En el proceso de ampliar el radio de nuestras relaciones comerciales, nuestra gran regla de conducta en lo que atañe a las naciones extranjeras debe consistir en tener con ellas la menor vinculación política, que sea posible. Que los tratos que hemos hecho hasta ahora se cumplan en perfecta buena fe. Aquí debemos parar.
Europa tiene una serie de intereses primarios que no tienen relación alguna con nosotros, o si la tienen, es muy remota . . .
¿Por qué hemos de enredar nuestra paz y prosperidad en las redes de la ambición, la rivalidad, el interés o el capricho europeos, entreverando nuestros destinos con los de cualquier parte de Europa?
Nuestra verdadera política es apartarnos de alianzas permanentes con cualquier parte del mundo extranjero; quiero decir, en lo que nos sea dado hacerlo actualmente, pues no se me interprete como capaz de preconizar la deslealtad a los compromisos existentes. Conceptúo la máxima de que la rectitud es la mejor política, tan aplicable a los negocios públicos como a los privados. Repito, por consiguiente: que se cumplan esos compromisos en su verdadero sentido. Pero en mi concepto no es necesario, y resultaría poco juicioso, el extenderlos.
Teniendo siempre el cuidado de mantenernos en una capacidad defensiva respetable por medio de establecimientos adecuados, podremos confiar con seguridad en alianzas temporales en casos de urgencia extraordinaria.
La política, la humanidad y el interés recomiendan la armonía y el intercambio liberal con todas las naciones. Pero a su vez nuestra política mercantil debe apoyarse en la igualdad y la imparcialidad, sin buscar ni conceder favores exclusivos o preferencias; consultando el orden natural de las cosas; difundiendo y diversificando por medios pacíficos las corrientes del comercio, sin forzar cosa alguna; estableciendo con las facultades del caso para dar al comercio una dirección estable, definir los derechos de nuestros comerciantes y habilitar al gobierno para que los apoye reglas convencionales de intercambio, las mejores que las circunstancias actuales y la opinión mutua permitan, pero temporales y susceptibles de abandonarse o variarse de tiempo en tiempo como lo exijan las circunstancias; teniendo constantemente presente que es insensato que una nación espere de otra favores desinteresados; que lo que acepte por ese concepto deberá pagarlo con una parte de su independencia; que aceptándolos se pone en la situación de corresponder con equivalentes a favores nominales, y aun exponiéndose a que se le trate de ingrata por no dar más. No puede haber error mayor que esperar o contar con favores verdaderos de nación a nación. Es una ilusión que la experiencia debe curar, que un justo orgullo debe descartar . . .
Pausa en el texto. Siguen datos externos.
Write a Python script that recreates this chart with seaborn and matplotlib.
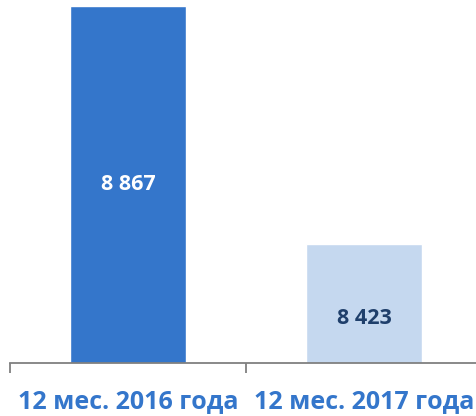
import matplotlib
matplotlib.use("Agg")
import matplotlib.pyplot as plt
import seaborn as sns
import pandas as pd

# data
periods = ["12 мес. 2016 года", "12 мес. 2017 года"]
values = [8867, 8423]
value_labels = ["8 867", "8 423"]
bar_colors = ["#3476CB", "#C5D8EF"]
label_colors = ["#FFFFFF", "#1F3F6B"]

sns.set_style("white")
plt.rcParams["font.family"] = ["Open Sans", "DejaVu Sans"]

df = pd.DataFrame({"period": periods, "value": values})

fig = plt.figure(figsize=(4.77, 4.16), dpi=100)
ax = fig.add_axes([10 / 477, (416 - 363) / 416, 472 / 477, 357 / 416])

sns.barplot(data=df, x="period", y="value", hue="period", palette=bar_colors,
            width=0.49, legend=False, ax=ax, saturation=1)

ymin = 8200
ax.set_ylim(ymin, values[0])
ax.set_xlim(-0.5, 1.5)

# value labels inside bars
offsets = [0, -11]
for i, (v, txt) in enumerate(zip(values, value_labels)):
    ax.annotate(txt, xy=(i, (ymin + v) / 2), xytext=(0, offsets[i]),
                textcoords="offset points", ha="center", va="center",
                fontsize=15.5, fontweight="bold", color=label_colors[i])

for s in ["top", "right", "left"]:
    ax.spines[s].set_visible(False)
ax.spines["bottom"].set_color("#808080")
ax.spines["bottom"].set_linewidth(1.3)

ax.set_yticks([])
ax.set_xlabel("")
ax.set_ylabel("")
ax.set_xticks([0, 1])
ax.set_xticklabels(periods, fontsize=18, fontweight="bold", color="#3476CB")
ax.tick_params(axis="x", which="major", bottom=True, length=0, pad=19)
ax.set_xticks([-0.5, 0.5], minor=True)
ax.tick_params(axis="x", which="minor", bottom=True, length=7, width=1.3, color="#808080")

fig.savefig("out.png", dpi=100)
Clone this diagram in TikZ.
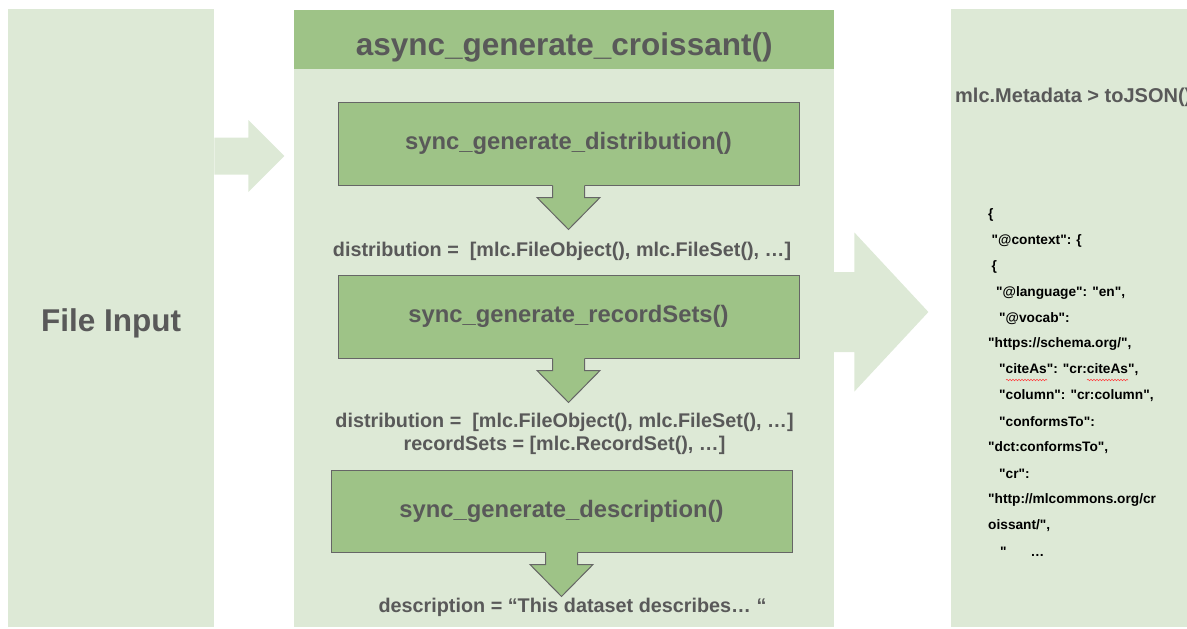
\documentclass[tikz,border=0pt]{standalone}
\usepackage{fontspec}
\setmainfont{Liberation Sans}[Ligatures=TeXOff]
\usetikzlibrary{positioning, calc, decorations.pathmorphing}

\definecolor{panelgreen}{HTML}{DDE9D6}
\definecolor{boxgreen}{HTML}{9EC387}
\definecolor{textgray}{HTML}{595959}
\definecolor{edgegray}{HTML}{666666}

\begin{document}
\begin{tikzpicture}[
      x=1pt, y=-1pt,
      panel/.style ={rectangle, fill=panelgreen, inner sep=0pt, anchor=north west},
      header/.style={rectangle, fill=boxgreen, inner sep=0pt, text=textgray, font=\bfseries\fontsize{31.5}{36}\selectfont},
      func/.style  ={rectangle, draw=edgegray, line width=1pt, fill=boxgreen, inner sep=0pt, minimum width=461pt, minimum height=83pt, text=textgray, font=\bfseries\fontsize{23.8}{28}\selectfont},
      result/.style={inner sep=0pt, align=center, text=textgray, font=\bfseries\fontsize{19.8}{23}\selectfont},
      json/.style  ={anchor=west, inner sep=0pt, text=black, font=\bfseries\fontsize{13.7}{16}\selectfont},
      spell/.style ={draw=red!75, line width=0.6pt, decorate, decoration={snake, amplitude=0.7pt, segment length=3pt}}
    ]
    \useasboundingbox (0,0) rectangle (1187,629);

    % Paneler
    \node[panel, minimum width=206pt, minimum height=618pt, text height=26pt, text depth=0pt, text=textgray, font=\bfseries\fontsize{31.5}{36}\selectfont] (inp) at (8,9) {File Input};
    \node[panel, minimum width=540pt, minimum height=617pt] (gen) at (294,10) {};
    \node[panel, minimum width=250pt, minimum height=618pt] (out) at (951,9) {};

    % Store piler mellom panelene
    \begin{scope}[shift={($(inp.north east)+(0,147)$)}]
      \fill[panelgreen] (0,-18.5) -- (34,-18.5) -- (34,-36) -- (70,0) -- (34,36) -- (34,18.5) -- (0,18.5) -- cycle;
    \end{scope}
    \begin{scope}[shift={($(gen.north east)+(0,302)$)}]
      \fill[panelgreen] (-1,-40) -- (20,-40) -- (20,-79.5) -- (94,0) -- (20,79.5) -- (20,40) -- (-1,40) -- cycle;
    \end{scope}

    % Overskrift
    \node[header, minimum width=540pt, minimum height=59pt, text height=31pt, text depth=0pt, anchor=north] (hd) at (gen.north) {async\_generate\_croissant()};

    % Funksjons-bokser
    \node[func] (d1) at (568.5,143.5) {sync\_generate\_distribution()};
    \node[func, below=89pt of d1] (d2) {sync\_generate\_recordSets()};
    \node[func, below=111pt of d2, xshift=-7pt, minimum height=82pt] (d3) {sync\_generate\_description()};

    % Piler ned fra boksene
    \foreach \b in {d1,d2,d3} {
      \begin{scope}[shift={(\b.south)}]
        \fill[boxgreen] (-16,-1) -- (-16,12) -- (-31.5,12) -- (0,44) -- (31.5,12) -- (16,12) -- (16,-1) -- cycle;
        \draw[edgegray, line width=1pt] (-16,0) -- (-16,12) -- (-31.5,12) -- (0,44) -- (31.5,12) -- (16,12) -- (16,0);
      \end{scope}
    }

    % Resultater
    \node[result] (r1) at (562,251) {distribution =\ \ [mlc.FileObject(), mlc.FileSet(), …]};
    \node[result] (r2) at (564.5,434) {distribution =\ \ [mlc.FileObject(), mlc.FileSet(), …]\\recordSets = [mlc.RecordSet(), …]};
    \node[result] (r3) at (572.5,607) {description = “This dataset describes… “};

    % JSON-utdata
    \node[json, text=textgray, font=\bfseries\fontsize{20}{23}\selectfont] (meta) at (955,97) {mlc.Metadata > toJSON()};
    \node[json] (j1)  at (988,215)   {\{};
    \node[json] (j2)  at (991.5,241) {"@context": \{};
    \node[json] (j3)  at (991.5,267) {\{};
    \node[json] (j4)  at (996,293)   {"@language": "en",};
    \node[json] (j5)  at (999,319)   {"@vocab":};
    \node[json] (j6)  at (988,344)   {"https://schema.org/",};
    \node[json] (j7)  at (999,370)   {"citeAs": "cr:citeAs",};
    \node[json] (j8)  at (999,396)   {"column": "cr:column",};
    \node[json] (j9)  at (999,422)   {"conformsTo":};
    \node[json] (j10) at (988,448)   {"dct:conformsTo",};
    \node[json] (j11) at (999,474)   {"cr":};
    \node[json] (j12) at (988,500)   {"http://mlcommons.org/cr};
    \node[json] (j13) at (988,526)   {oissant/",};
    \node[json] (j14) at (1000,552)  {"\hspace{24pt}…};

    % Stavekontroll-streker
    \draw[spell] ($(j7.west)+(7,10)$) -- ++(41,0);
    \draw[spell] ($(j7.west)+(88,10)$) -- ++(41,0);

  \end{tikzpicture}
\end{document}
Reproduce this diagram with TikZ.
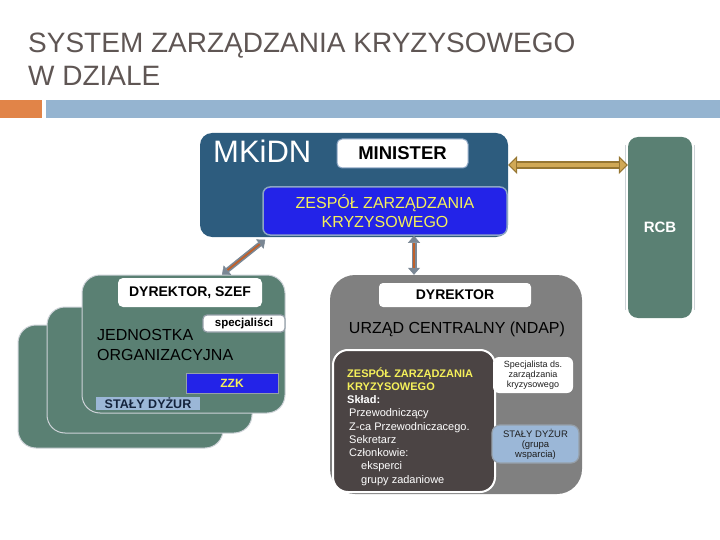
\documentclass[tikz,border=0pt]{standalone}
\usepackage{fontspec}
\setmainfont{Liberation Sans}
\usetikzlibrary{fit,arrows.meta}
\definecolor{titlegray}{RGB}{95,86,84}
\definecolor{orangebar}{RGB}{225,132,72}
\definecolor{bluebar}{RGB}{149,180,208}
\definecolor{mkblue}{RGB}{45,92,126}
\definecolor{edgeblue}{RGB}{140,165,195}
\definecolor{zzkblue}{RGB}{35,35,232}
\definecolor{zzkyellow}{RGB}{245,240,90}
\definecolor{unitteal}{RGB}{90,128,115}
\definecolor{unitedge}{RGB}{205,210,215}
\definecolor{edgegray}{RGB}{150,160,170}
\definecolor{lightblue}{RGB}{155,183,215}
\definecolor{navy}{RGB}{20,35,60}
\definecolor{urzadgray}{RGB}{128,128,128}
\definecolor{darkbox}{RGB}{75,68,68}
\definecolor{textdark}{RGB}{30,30,30}
\definecolor{linkgray}{RGB}{122,135,148}
\definecolor{linkbrown}{RGB}{192,96,42}
\definecolor{goldedge}{RGB}{150,118,50}
\definecolor{goldfill}{RGB}{208,168,85}
\newcommand{\sz}[2]{\fontsize{#1}{#2}\selectfont}
\begin{document}
\begin{tikzpicture}[x=1pt,y=-1pt,
		box/.style={inner sep=0pt,rounded corners=#1},box/.default=0pt,
		lbl/.style={inner sep=0pt,align=center},
		unit/.style={box=18pt,fill=unitteal,draw=unitedge,line width=1pt},
		title/.style={inner sep=0pt,anchor=base west,text=titlegray,font=\sz{28}{32}},
		rcbline/.style={draw=unitedge,line width=0.8pt},
		link/.style={draw=linkgray,line width=5pt,
			>={Triangle[length=7pt,width=12pt,line width=0.5pt,fill=linkgray]},<->,
			postaction={draw=linkbrown,line width=1.8pt,-,shorten <=7pt,shorten >=7pt}},
		goldlink/.style={draw=goldedge,line width=8pt,
			>={Triangle[length=9pt,width=18pt,line width=1pt,fill=goldfill]},<->,
			postaction={draw=goldfill,line width=4pt,-,shorten <=9pt,shorten >=9pt}}]
	\useasboundingbox (0,0) rectangle (720,540);
	% naglowek
	\node[box,fill=orangebar,fit={(0,100) (42,118)}] (tab) {};
	\node[box,fill=bluebar,fit={(46,100) (720,118)}] (bar) {};
	\node[title] (title1) at (28,53) {SYSTEM ZARZĄDZANIA KRYZYSOWEGO};
	\node[title] (title2) at (28,86) {W DZIALE};
	% ministerstwo
	\node[box=12pt,fill=mkblue,fit={(200,133) (508,237)}] (mkidn) {};
	\node[anchor=base west,inner sep=0pt,text=white,font=\sz{31}{36}] (mkidnlbl) at (213,163) {MKiDN};
	\node[box=5pt,fill=white,draw=edgeblue,line width=1pt,fit={(337,139) (468,168)}] (minister) {};
	\node[lbl,font=\bfseries\sz{18.5}{22}] (ministerlbl) at (minister.center) {MINISTER};
	\node[box=7pt,fill=zzkblue,draw=edgeblue,line width=1.5pt,fit={(263,187) (507,235)}] (zzk) {};
	\node[lbl,text=zzkyellow,font=\sz{16}{19}] (zzklbl) at (zzk.center) {ZESPÓŁ ZARZĄDZANIA\\KRYZYSOWEGO};
	% rcb
	\node[box=10pt,fill=unitteal,fit={(628,137) (692,318)}] (rcb) {};
	\node[lbl,text=white,font=\bfseries\sz{15}{18}] (rcblbl) at (rcb.center) {RCB};
	\draw[rcbline] ([xshift=-2pt,yshift=-8pt]rcb.north west) -- ([xshift=-2pt,yshift=8pt]rcb.south west);
	\draw[rcbline] ([xshift=2pt,yshift=-8pt]rcb.north east) -- ([xshift=2pt,yshift=8pt]rcb.south east);
	\coordinate (g) at (0,165);
	\draw[goldlink] (mkidn.east |- g) -- (rcb.west |- g);
	% jednostki organizacyjne
	\node[unit,fit={(18,325) (223,448)}] (unit3) {};
	\node[unit,fit={(47,307) (252,433)}] (unit2) {};
	\node[unit,fit={(82,275) (285,413)}] (unit1) {};
	\node[box=5pt,fill=white,fit={(118,278) (262,307)}] (szef) {};
	\node[lbl,font=\bfseries\sz{14}{17}] (szeflbl) at (szef.center) {DYREKTOR, SZEF};
	\node[box=4pt,fill=white,draw=edgegray,line width=1.2pt,fit={(203,315) (285,332)}] (spec) {};
	\node[lbl,font=\bfseries\sz{11.5}{14}] (speclbl) at (spec.center) {specjaliści};
	\node[anchor=base west,inner sep=0pt,align=left,font=\sz{16}{20}] (unitlbl) at (97,360) {JEDNOSTKA\\ORGANIZACYJNA};
	\node[box,fill=zzkblue,draw=edgegray,line width=0.8pt,fit={(186,373) (278,393)}] (zzkunit) {};
	\node[lbl,text=zzkyellow,font=\bfseries\sz{12}{14}] (zzkunitlbl) at (zzkunit.center) {ZZK};
	\node[box,fill=lightblue,fit={(96,397) (200,410)}] (dyzunit) {};
	\node[lbl,text=navy,font=\bfseries\sz{12.5}{14}] (dyzunitlbl) at (dyzunit.center) {STAŁY DYŻUR};
	% urzad centralny
	\node[box=25pt,fill=urzadgray,fit={(330,275) (582,494)}] (urzad) {};
	\node[box=4pt,fill=white,fit={(379,283) (531,307)}] (dyr) {};
	\node[lbl,font=\bfseries\sz{14}{17}] (dyrlbl) at (dyr.center) {DYREKTOR};
	\node[anchor=base,inner sep=0pt,font=\sz{16}{19}] (urzadlbl) at (457,333) {URZĄD CENTRALNY (NDAP)};
	\node[box=15pt,fill=darkbox,draw=white,line width=2pt,fit={(333,350) (495,492)}] (zzkurz) {};
	\node[anchor=base west,inner sep=0pt,align=left,text=white,font=\sz{11}{13.25}] (zzkurzlbl) at (347,483)
		{\textcolor{zzkyellow}{\bfseries ZESPÓŁ ZARZĄDZANIA}\\
		\textcolor{zzkyellow}{\bfseries KRYZYSOWEGO}\\
		\textbf{Skład:}\\
		\hspace{2pt}Przewodniczący\\
		\hspace{2pt}Z-ca Przewodniczacego.\\
		\hspace{2pt}Sekretarz\\
		\hspace{2pt}Członkowie:\\
		\hspace{14pt}eksperci\\
		\hspace{14pt}grupy zadaniowe};
	\node[box=6pt,fill=white,fit={(493,357) (573,393)}] (specurz) {};
	\node[lbl,text=textdark,font=\sz{9}{10}] (specurzlbl) at (specurz.center) {Specjalista ds.\\zarządzania\\kryzysowego};
	\node[box=8pt,fill=lightblue,draw=edgegray,line width=1.2pt,fit={(492,425) (579,463)}] (dyzurz) {};
	\node[lbl,text=textdark,font=\sz{9.5}{10}] (dyzurzlbl) at (dyzurz.center) {STAŁY DYŻUR\\(grupa\\wsparcia)};
	% powiazania
	\draw[link] ([xshift=38.5pt]unit1.north) -- ([xshift=3pt,yshift=-4pt]zzk.south west);
	\coordinate (v) at (414,0);
	\draw[link] (zzk.south -| v) -- (urzad.north -| v);
\end{tikzpicture}
\end{document}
Aunque después de haber pasado revista a la actuación de mi gobierno no me dice mi conciencia que fuera autor de error intencional alguno, estoy demasiado consciente de mis defectos para no pensar que probablemente cometí muchos yerros. Sean los que fuesen, ruego fervorosamente al Todopoderoso que se sirva prevenir o mitigar los males que pudieran ocasionar. Llevaré también conmigo la esperanza de que mi patria los mirará siempre con indulgencia, y que después de consagrar 45 años de mi vida a su servicio con elevado celo, consignará al olvido las faltas de mis incompetentes capacidades, como en breve lo deberá ser mi persona a las mansiones del descanso.
Confiad en la bondad de la patria en ésta como en otras cosas, que yo, movido por aquel amor fervoroso tan natural en un hombre que ve en ella su suelo natal y el de sus progenitores, por muchas generaciones, miro con grata anticipación el retiro donde, en medio de mis conciudadanos, me prometo entregarme, sin mezcla, al dulce placer de participar de la benigna influencia de las buenas leyes bajo un gobierno libre: objeto siempre acariciado de mi corazón, y feliz recompensa, como lo espero, de nuestros cuidados, labores y peligros comunes.